You are using a right method. You could pull the cables physically but
it is not going to make any difference to LVM mirror behaviour.

> 2) If the above method is correct, isn't the role of the mirror log to
> keep track of region changes  in case of a drive failure to be able to
> incrementally resync the mirror when the missing drive is back to
> operation?

Yes, but the implementation is not complete yet! Without the mirror
log (corelog), every reboot needs a complete resync. Mirror log is used
to avoid that but nothing more at this point!

>  Missing drive is not replaced, the UUID is the same, the problem
> could have occured at scsi connectivity not on the physical media (SAN
> failure for instance).
> 
> 3) if so, why does disappear the log device from the VG though being
> on a physically present device ?

If you really look at your LV, it is no more a mirror. It is just a
linear LV! So your failed mirror leg as well as your mirror log are not
used. "dmeventd" will remove the failed mirror leg from the VG. It
probably removed the now unused mirror log also.

> 4) when the missing drive is back again,
>     4-1)  why does it appear as not belonging to its original VG ?

Because it was removed from the VG in the first place. The metadata on
other disks is the latest and is used.

>     4-2) why doesn't it get automatically resync'ed by dmeventd ? .
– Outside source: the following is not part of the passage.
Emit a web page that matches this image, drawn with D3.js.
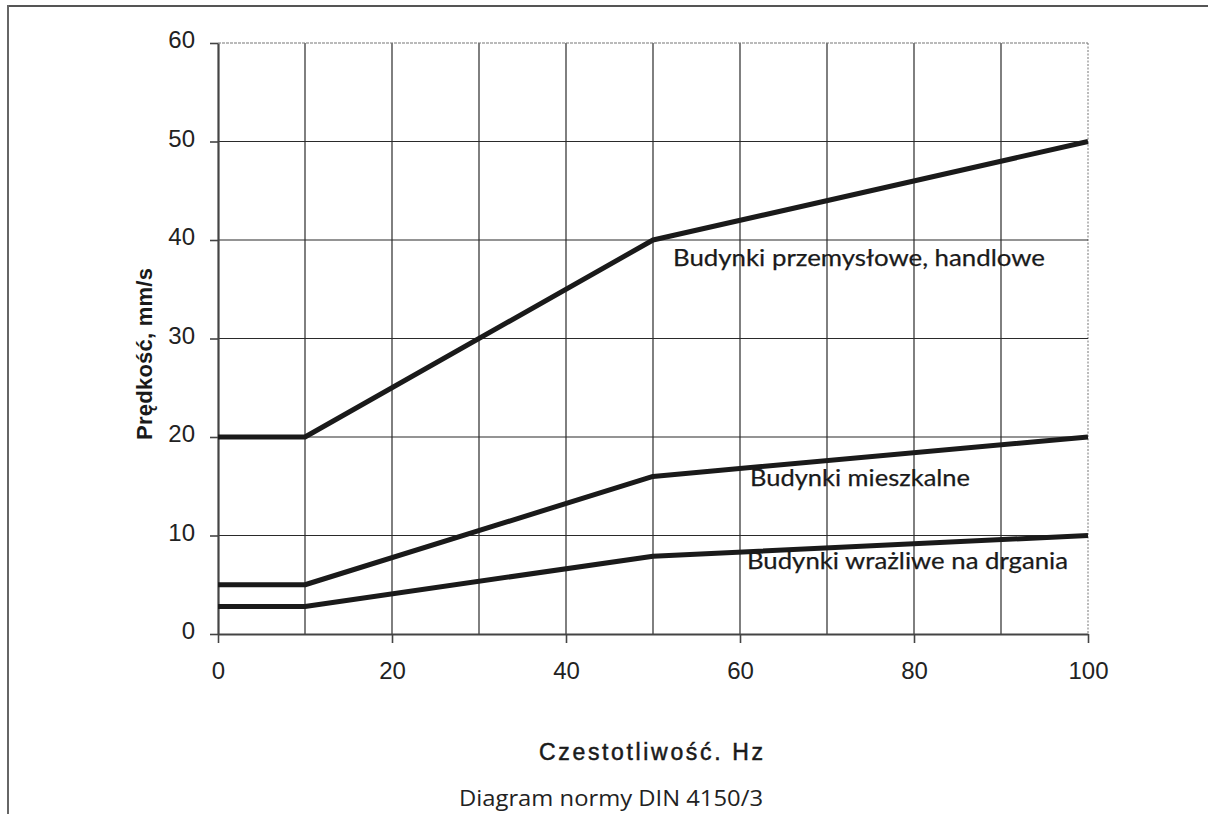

It doesn't know any better! It doesn't know that it was a mirror.

> The recover process seems to be to reconstruct from scratch the mirror
> treating the failed and back again drive as a totally new drive.

Yes! I heard that mdadm (raid1) can do (optimal resyncs) what you want
but I have no direct experience. You may want to try that if you need
this feature.

  reply	other threads:[~2009-09-24  1:27 UTC|newest]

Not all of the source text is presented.